= Helix SF =

Helix SF was a quarterly American speculative fiction online magazine edited by William Sanders and Lawrence Watt-Evans. The poetry editor was Bud Webster.

==History==
Sanders began the magazine in 2006 as "a place where writers could publish things that none of the regular markets wanted to touch" without any attempt "to be a commercial publication." The venture was supported entirely by reader donations, though Sanders emphasized in his first editorial that the intention was to make Helix SF "a professional-quality online magazine." The magazine was not open to general submissions.

Each issue of Helix SF featured 7 stories, 4 to 6 poems, several regular columns, and editorials by both the editors.

== Rejection controversy and closing ==

In 2008, Sanders wrote a rejection letter for a submission to Helix SF in which he called Muslims "sheet heads", "worm brained" and "incapable of honesty." Sanders would later deny that he was referring to Muslims as a whole. However, the controversy ultimately resulted in several authors asking to pull their stories from the Helix archives after they found out Sanders had offered that option to N.K. Jemisin.

In response to the controversy, Sanders announced that the magazine's fall 2008 issue would be the last. Sanders stated that "Perhaps the biggest one is the ongoing failure to develop a broad support base. Not that we've ever hurt for money — we've always been able to pay the writers, if not pro rates, at least considerably better than the average free webzine - but as things have turned out, the support has come mainly from a small number of amazingly generous donors, rather than over a wide range of the readership." On January 1, 2009, the Helix archives were removed from the web and replaced with an explanation for the magazine's demise and links to several of the stories at other locations. Sanders then deleted the magazine's website.

== Critical reception and awards ==

According to The Encyclopedia of Science Fiction, Helix SF was "generally praised for the quality of its fiction and poetry." The magazine was also noted for having almost half the published stories written by women, perhaps the only genre magazine of the time to do this.

The magazine was nominated for the 2008 Hugo Award for Best Semiprozine.
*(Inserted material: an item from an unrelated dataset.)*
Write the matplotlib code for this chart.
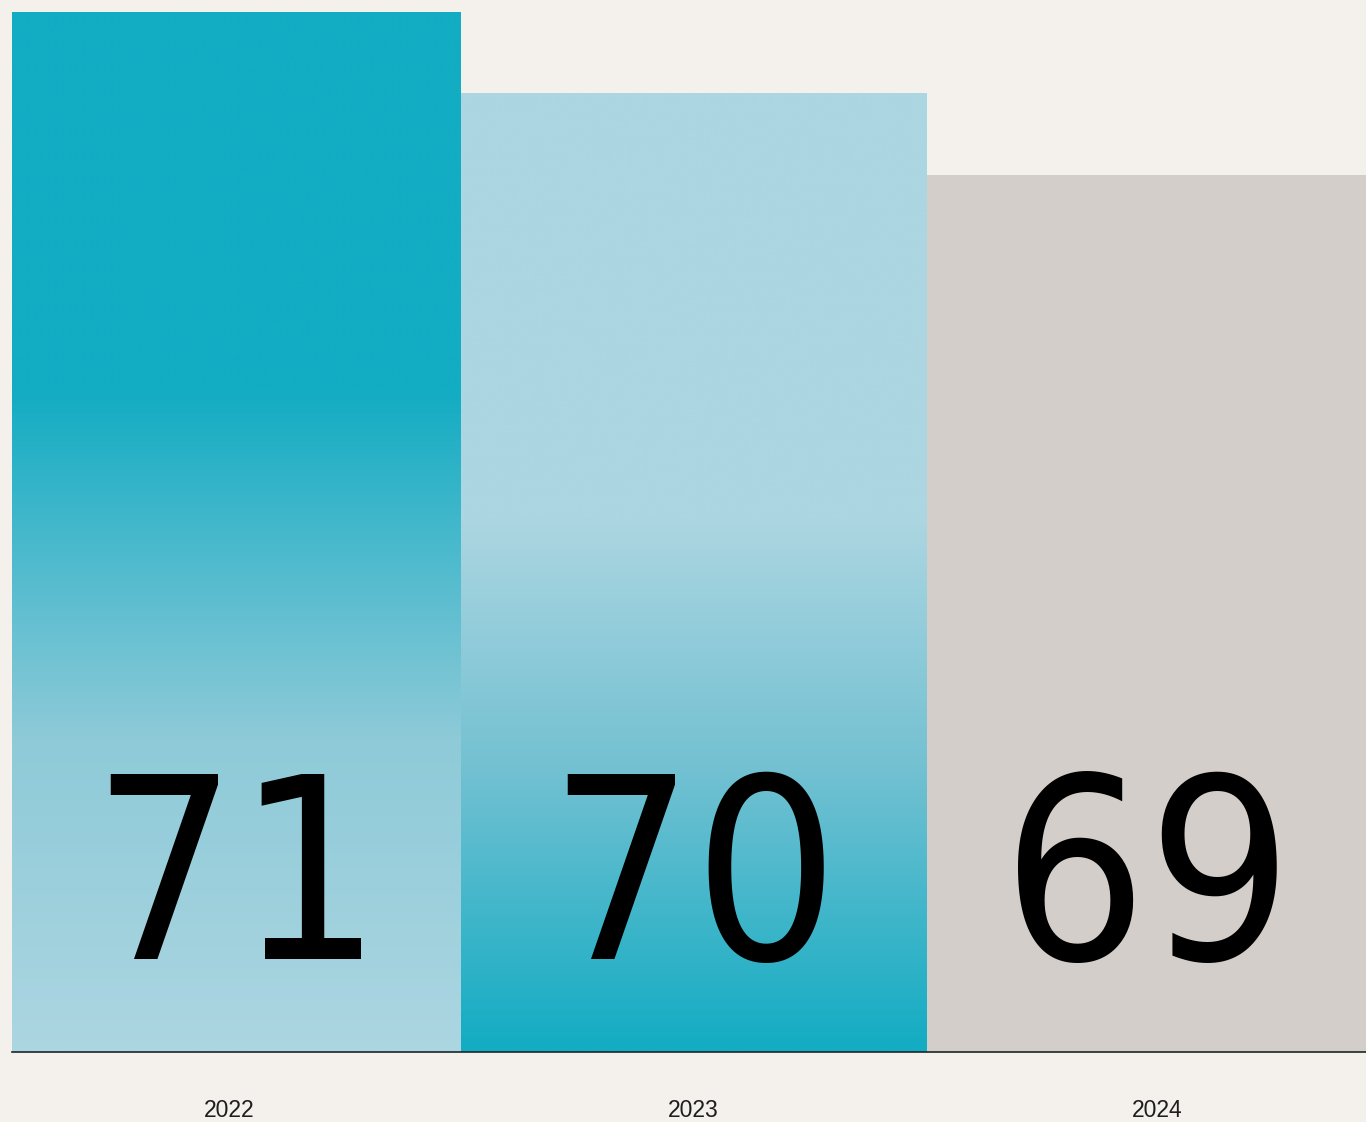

Works published in the magazine won and were finalists for a number of awards. These include:

- "Captive Girl" by Jennifer Pelland, published in the Fall 2006 issue, was a finalist for the 2007 Nebula Award for Best Short Story;
- "Thirteen Ways of Looking at a Black Hole" by Lawrence Schimel, published in the Winter 2007 issue, took the 3rd place in the 2007 Rhysling Award in the short poem category;
- "The Button Bin" by Mike Allen, published in the Fall 2007 issue, was a finalist for the 2008 Nebula Award for Best Short Story.
- "Search" by Geoffrey A. Landis, published in the Fall 2008 issue, won the long form Rhysling Award in 2009.

== Authors published ==

Authors published in Helix SF included Jayme Lynn Blaschke, Bruce Boston, Adam-Troy Castro, Melanie Fletcher, Esther Friesner, Janis Ian, N. K. Jemisin, Jay Lake, Vera Nazarian, Michael H. Payne, Peg Robinson, Jane Yolen, and Steven H Silver.